> Problem
Every line from the one with "The picture is" to the one with "9000, interval: 1000", including those two, is to be copied exactly; all other lines of the entries below are left out.

> Supplied records
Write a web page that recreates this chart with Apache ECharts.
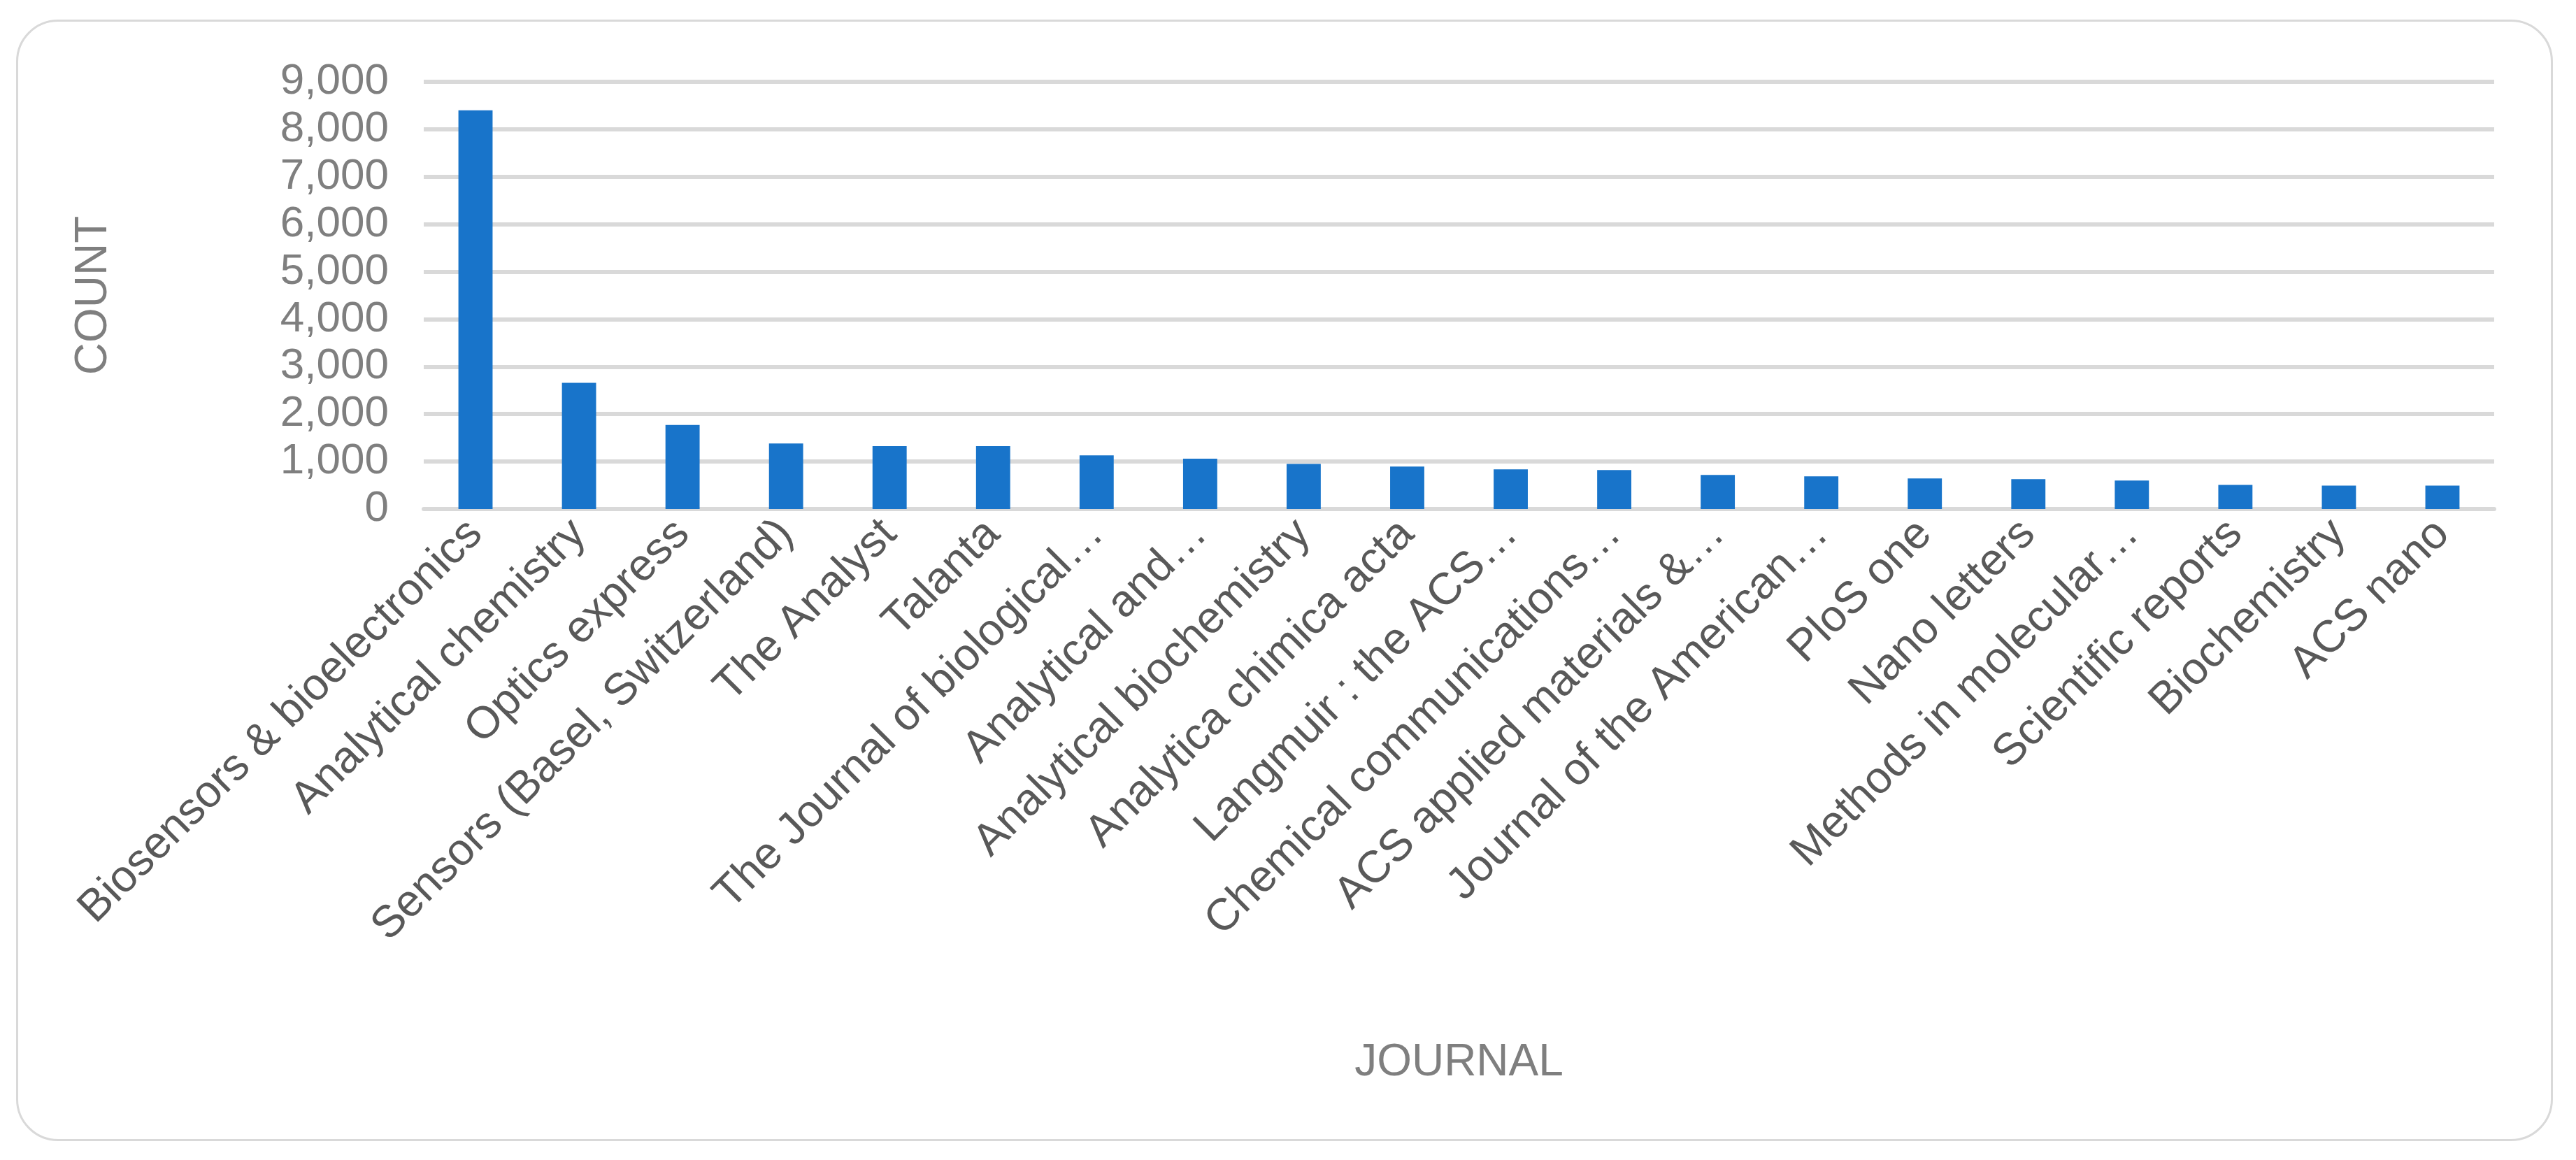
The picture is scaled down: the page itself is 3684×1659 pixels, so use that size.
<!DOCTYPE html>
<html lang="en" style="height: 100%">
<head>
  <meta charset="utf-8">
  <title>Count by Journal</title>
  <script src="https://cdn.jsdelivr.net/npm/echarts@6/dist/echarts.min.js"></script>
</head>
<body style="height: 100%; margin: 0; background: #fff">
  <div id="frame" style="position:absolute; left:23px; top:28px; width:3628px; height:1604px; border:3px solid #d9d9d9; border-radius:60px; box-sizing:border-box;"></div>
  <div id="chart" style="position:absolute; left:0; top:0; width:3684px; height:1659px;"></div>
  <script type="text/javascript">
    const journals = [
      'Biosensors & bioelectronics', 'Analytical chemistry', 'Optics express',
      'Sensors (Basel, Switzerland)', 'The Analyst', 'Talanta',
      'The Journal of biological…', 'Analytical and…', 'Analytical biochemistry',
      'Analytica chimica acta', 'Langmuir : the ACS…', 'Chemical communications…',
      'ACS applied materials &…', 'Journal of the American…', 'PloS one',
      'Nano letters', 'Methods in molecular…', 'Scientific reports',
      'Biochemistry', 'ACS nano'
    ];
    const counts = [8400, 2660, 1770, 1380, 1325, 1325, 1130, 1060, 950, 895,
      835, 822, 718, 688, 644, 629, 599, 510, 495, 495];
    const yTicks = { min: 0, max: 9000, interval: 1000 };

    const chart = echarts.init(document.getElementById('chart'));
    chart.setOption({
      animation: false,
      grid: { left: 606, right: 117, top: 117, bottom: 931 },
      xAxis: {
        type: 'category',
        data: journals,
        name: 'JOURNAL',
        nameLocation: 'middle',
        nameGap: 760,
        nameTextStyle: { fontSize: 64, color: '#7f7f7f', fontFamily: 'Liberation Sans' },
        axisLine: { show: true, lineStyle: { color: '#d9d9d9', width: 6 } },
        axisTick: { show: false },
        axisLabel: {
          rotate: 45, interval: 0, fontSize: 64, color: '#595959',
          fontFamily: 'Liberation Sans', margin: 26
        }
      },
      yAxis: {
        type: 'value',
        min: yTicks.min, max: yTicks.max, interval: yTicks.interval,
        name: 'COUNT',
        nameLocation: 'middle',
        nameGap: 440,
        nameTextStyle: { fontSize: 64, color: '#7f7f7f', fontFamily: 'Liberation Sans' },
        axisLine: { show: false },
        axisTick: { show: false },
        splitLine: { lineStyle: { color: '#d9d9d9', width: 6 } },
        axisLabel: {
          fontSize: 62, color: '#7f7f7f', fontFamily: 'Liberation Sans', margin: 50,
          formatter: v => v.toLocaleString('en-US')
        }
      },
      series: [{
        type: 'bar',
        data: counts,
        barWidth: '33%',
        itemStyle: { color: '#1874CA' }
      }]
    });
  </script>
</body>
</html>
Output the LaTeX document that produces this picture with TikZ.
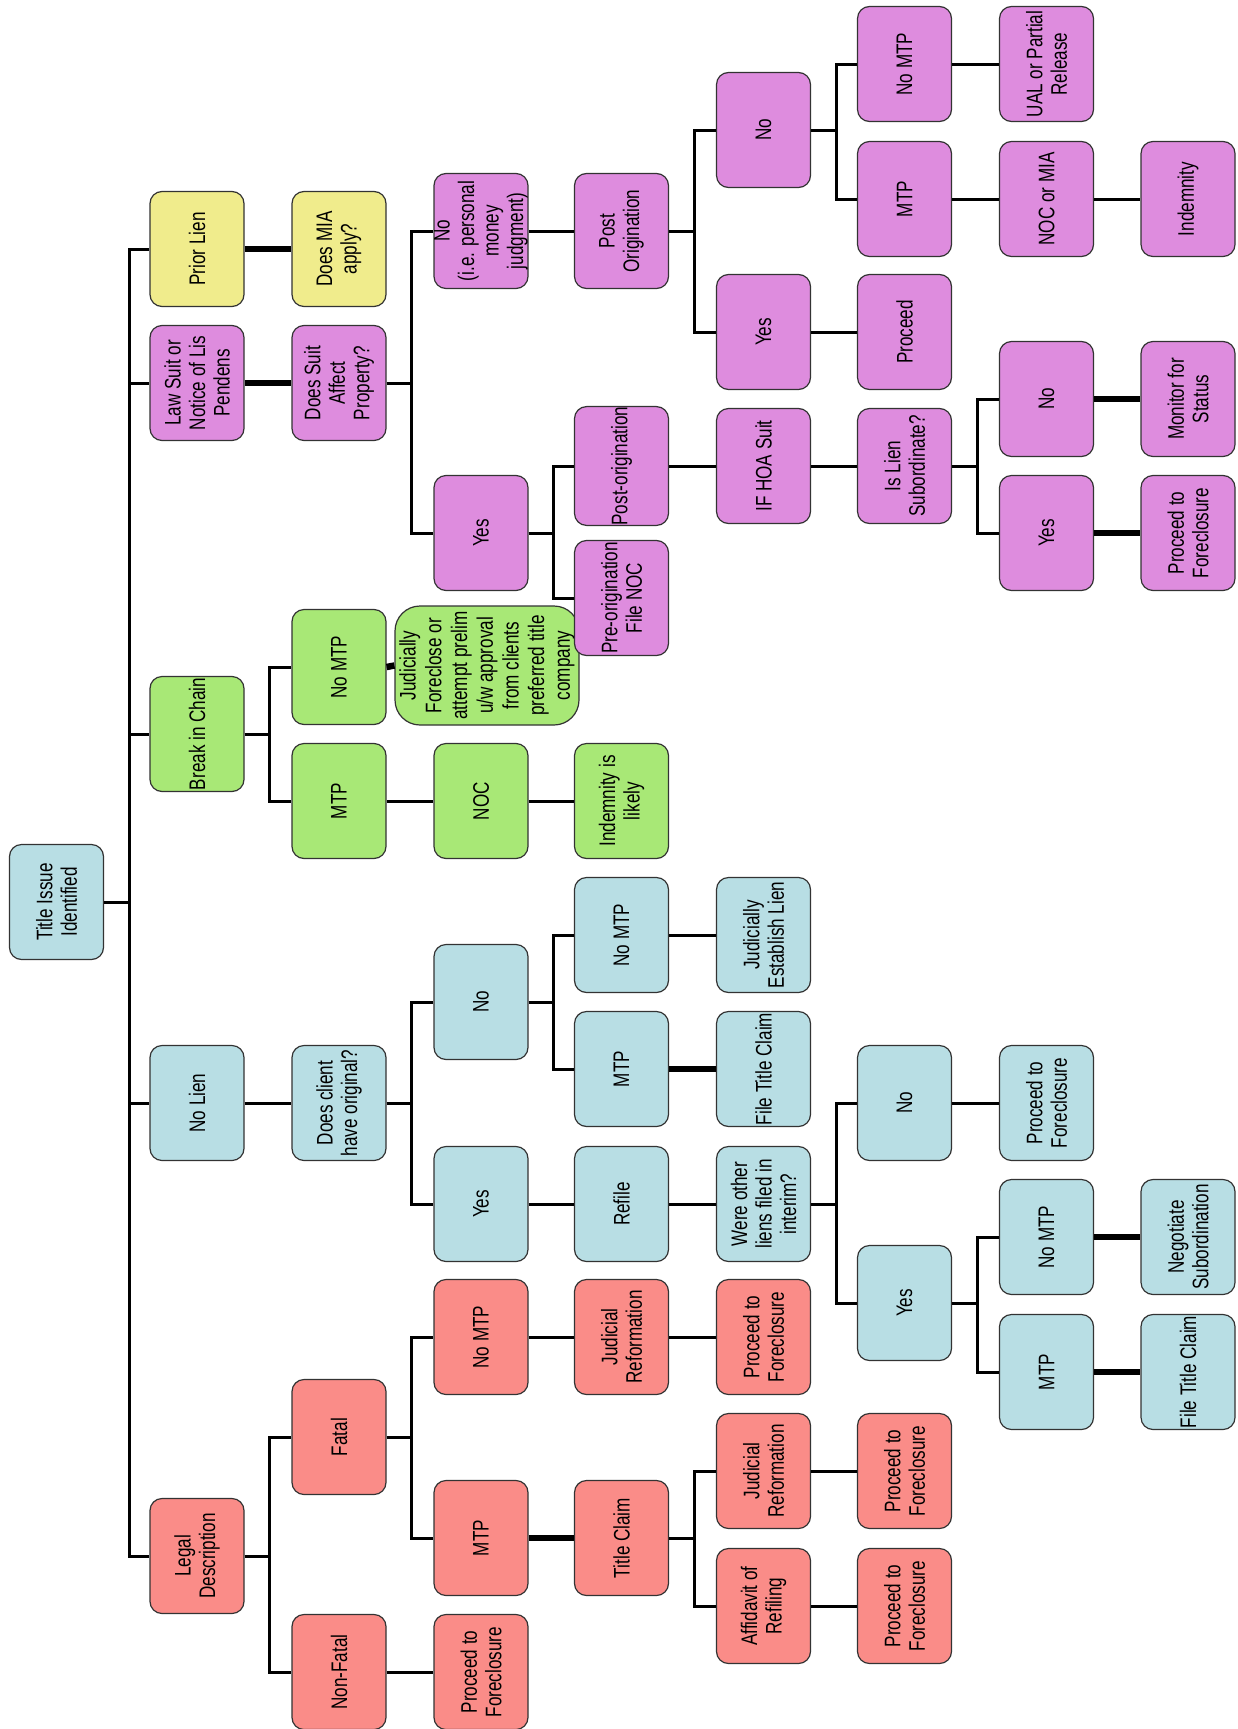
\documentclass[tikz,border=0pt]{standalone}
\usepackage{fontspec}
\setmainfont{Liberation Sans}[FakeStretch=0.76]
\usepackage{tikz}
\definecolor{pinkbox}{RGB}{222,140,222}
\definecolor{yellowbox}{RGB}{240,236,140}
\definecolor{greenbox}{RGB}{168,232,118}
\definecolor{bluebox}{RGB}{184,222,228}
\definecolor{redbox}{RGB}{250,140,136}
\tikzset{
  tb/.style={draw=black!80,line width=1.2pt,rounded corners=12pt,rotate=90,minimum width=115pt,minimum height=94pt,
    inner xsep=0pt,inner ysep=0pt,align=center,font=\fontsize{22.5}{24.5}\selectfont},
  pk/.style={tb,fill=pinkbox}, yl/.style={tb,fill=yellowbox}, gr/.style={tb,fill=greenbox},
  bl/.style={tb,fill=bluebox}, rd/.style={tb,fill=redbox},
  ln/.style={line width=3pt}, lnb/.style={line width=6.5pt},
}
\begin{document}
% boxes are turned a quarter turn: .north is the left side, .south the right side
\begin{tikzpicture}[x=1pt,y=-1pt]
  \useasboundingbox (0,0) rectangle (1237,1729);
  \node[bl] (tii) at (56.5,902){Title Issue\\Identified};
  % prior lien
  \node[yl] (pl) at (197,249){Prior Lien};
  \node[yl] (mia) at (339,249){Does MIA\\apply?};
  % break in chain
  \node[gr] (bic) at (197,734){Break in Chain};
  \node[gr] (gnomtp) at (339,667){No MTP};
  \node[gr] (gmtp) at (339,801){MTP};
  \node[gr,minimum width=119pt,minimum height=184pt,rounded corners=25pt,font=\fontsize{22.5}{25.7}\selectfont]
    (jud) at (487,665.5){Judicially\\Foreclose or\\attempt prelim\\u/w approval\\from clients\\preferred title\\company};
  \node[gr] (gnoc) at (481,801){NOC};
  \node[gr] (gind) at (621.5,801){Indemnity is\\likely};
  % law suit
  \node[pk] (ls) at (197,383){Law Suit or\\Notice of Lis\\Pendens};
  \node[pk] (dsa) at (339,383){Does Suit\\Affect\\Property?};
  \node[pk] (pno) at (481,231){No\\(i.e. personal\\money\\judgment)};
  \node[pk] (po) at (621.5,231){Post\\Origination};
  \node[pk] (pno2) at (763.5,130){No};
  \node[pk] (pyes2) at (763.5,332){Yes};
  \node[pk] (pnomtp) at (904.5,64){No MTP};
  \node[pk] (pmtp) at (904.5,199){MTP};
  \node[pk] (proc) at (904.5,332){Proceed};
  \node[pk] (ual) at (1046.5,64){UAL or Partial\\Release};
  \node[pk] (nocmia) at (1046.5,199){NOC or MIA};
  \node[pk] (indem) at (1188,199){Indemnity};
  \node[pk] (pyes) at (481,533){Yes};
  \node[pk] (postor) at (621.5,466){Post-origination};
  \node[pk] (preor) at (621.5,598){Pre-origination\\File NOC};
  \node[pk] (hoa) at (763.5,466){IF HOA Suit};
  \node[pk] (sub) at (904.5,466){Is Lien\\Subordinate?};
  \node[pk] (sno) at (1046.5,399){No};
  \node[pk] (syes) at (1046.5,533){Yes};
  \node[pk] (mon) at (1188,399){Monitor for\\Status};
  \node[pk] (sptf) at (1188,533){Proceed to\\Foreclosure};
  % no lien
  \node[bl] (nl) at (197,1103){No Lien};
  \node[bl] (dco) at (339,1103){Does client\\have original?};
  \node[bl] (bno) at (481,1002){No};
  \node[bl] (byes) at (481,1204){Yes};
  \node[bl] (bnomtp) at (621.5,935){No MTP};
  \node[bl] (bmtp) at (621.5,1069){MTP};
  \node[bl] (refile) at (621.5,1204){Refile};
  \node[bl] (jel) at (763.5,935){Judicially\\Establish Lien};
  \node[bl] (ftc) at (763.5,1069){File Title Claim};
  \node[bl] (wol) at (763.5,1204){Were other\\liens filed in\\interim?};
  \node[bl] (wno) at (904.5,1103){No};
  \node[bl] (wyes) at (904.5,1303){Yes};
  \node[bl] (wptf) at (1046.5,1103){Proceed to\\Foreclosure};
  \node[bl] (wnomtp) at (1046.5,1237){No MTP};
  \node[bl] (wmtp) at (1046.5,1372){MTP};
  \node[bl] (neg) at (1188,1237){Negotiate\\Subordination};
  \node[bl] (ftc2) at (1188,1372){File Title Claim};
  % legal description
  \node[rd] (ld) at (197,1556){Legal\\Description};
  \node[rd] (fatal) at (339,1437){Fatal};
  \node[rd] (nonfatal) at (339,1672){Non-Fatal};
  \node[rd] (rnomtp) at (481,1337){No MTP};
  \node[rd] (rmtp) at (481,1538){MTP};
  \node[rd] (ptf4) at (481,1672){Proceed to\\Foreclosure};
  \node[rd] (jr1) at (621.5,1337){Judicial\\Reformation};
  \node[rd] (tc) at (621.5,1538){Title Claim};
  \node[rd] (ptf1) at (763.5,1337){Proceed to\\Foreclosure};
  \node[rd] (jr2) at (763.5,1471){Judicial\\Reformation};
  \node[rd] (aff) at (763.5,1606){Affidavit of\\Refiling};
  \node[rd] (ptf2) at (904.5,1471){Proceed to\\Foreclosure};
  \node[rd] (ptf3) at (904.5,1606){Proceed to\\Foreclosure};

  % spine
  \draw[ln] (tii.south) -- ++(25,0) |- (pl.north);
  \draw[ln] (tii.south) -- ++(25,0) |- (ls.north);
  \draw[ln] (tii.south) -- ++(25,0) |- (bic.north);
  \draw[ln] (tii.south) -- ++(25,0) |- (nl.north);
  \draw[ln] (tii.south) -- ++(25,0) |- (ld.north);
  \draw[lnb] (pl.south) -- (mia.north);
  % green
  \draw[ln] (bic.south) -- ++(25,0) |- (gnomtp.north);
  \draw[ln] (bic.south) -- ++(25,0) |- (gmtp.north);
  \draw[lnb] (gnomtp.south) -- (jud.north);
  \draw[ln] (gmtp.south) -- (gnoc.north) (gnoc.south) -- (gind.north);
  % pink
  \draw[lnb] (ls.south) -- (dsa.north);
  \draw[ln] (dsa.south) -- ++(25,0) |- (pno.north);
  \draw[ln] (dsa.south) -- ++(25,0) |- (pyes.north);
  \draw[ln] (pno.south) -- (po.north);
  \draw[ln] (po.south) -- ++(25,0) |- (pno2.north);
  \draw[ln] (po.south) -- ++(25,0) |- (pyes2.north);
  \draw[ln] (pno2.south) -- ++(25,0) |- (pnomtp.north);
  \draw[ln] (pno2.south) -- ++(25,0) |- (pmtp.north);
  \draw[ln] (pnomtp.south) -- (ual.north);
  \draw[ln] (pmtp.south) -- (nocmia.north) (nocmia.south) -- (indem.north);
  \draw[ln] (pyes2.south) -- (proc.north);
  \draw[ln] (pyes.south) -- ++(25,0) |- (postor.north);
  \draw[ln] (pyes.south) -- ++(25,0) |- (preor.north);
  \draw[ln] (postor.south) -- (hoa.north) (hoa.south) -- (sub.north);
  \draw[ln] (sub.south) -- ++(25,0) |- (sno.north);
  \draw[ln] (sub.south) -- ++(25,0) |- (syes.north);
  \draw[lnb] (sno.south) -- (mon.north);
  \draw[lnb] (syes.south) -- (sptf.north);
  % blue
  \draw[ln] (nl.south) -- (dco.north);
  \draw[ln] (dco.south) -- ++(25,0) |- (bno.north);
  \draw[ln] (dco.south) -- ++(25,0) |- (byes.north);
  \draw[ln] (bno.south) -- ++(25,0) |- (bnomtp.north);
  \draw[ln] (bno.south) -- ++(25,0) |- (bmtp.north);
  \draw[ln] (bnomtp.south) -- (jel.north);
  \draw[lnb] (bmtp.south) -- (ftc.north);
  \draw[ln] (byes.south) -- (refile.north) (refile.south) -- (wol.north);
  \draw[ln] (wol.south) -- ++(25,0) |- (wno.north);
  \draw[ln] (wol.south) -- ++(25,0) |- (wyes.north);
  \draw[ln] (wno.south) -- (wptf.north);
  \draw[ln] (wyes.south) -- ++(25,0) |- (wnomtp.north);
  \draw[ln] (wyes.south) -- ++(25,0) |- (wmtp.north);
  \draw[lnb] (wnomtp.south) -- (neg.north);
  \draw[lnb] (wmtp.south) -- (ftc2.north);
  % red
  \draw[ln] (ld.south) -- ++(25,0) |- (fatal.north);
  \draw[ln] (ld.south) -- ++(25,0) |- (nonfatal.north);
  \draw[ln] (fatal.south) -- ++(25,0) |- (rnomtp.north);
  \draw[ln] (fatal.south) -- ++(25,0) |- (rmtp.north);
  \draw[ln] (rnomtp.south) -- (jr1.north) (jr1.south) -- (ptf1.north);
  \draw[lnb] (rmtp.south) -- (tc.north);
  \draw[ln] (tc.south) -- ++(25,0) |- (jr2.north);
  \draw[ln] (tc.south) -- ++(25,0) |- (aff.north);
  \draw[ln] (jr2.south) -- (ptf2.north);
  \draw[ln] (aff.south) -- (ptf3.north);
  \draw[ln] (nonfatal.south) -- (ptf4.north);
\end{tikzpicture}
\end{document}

> Task answer
The picture is scaled down: the page itself is 3684×1659 pixels, so use that size.
<!DOCTYPE html>
<html lang="en" style="height: 100%">
<head>
  <meta charset="utf-8">
  <title>Count by Journal</title>
  <script src="https://cdn.jsdelivr.net/npm/echarts@6/dist/echarts.min.js"></script>
</head>
<body style="height: 100%; margin: 0; background: #fff">
  <div id="frame" style="position:absolute; left:23px; top:28px; width:3628px; height:1604px; border:3px solid #d9d9d9; border-radius:60px; box-sizing:border-box;"></div>
  <div id="chart" style="position:absolute; left:0; top:0; width:3684px; height:1659px;"></div>
  <script type="text/javascript">
    const journals = [
      'Biosensors & bioelectronics', 'Analytical chemistry', 'Optics express',
      'Sensors (Basel, Switzerland)', 'The Analyst', 'Talanta',
      'The Journal of biological…', 'Analytical and…', 'Analytical biochemistry',
      'Analytica chimica acta', 'Langmuir : the ACS…', 'Chemical communications…',
      'ACS applied materials &…', 'Journal of the American…', 'PloS one',
      'Nano letters', 'Methods in molecular…', 'Scientific reports',
      'Biochemistry', 'ACS nano'
    ];
    const counts = [8400, 2660, 1770, 1380, 1325, 1325, 1130, 1060, 950, 895,
      835, 822, 718, 688, 644, 629, 599, 510, 495, 495];
    const yTicks = { min: 0, max: 9000, interval: 1000 };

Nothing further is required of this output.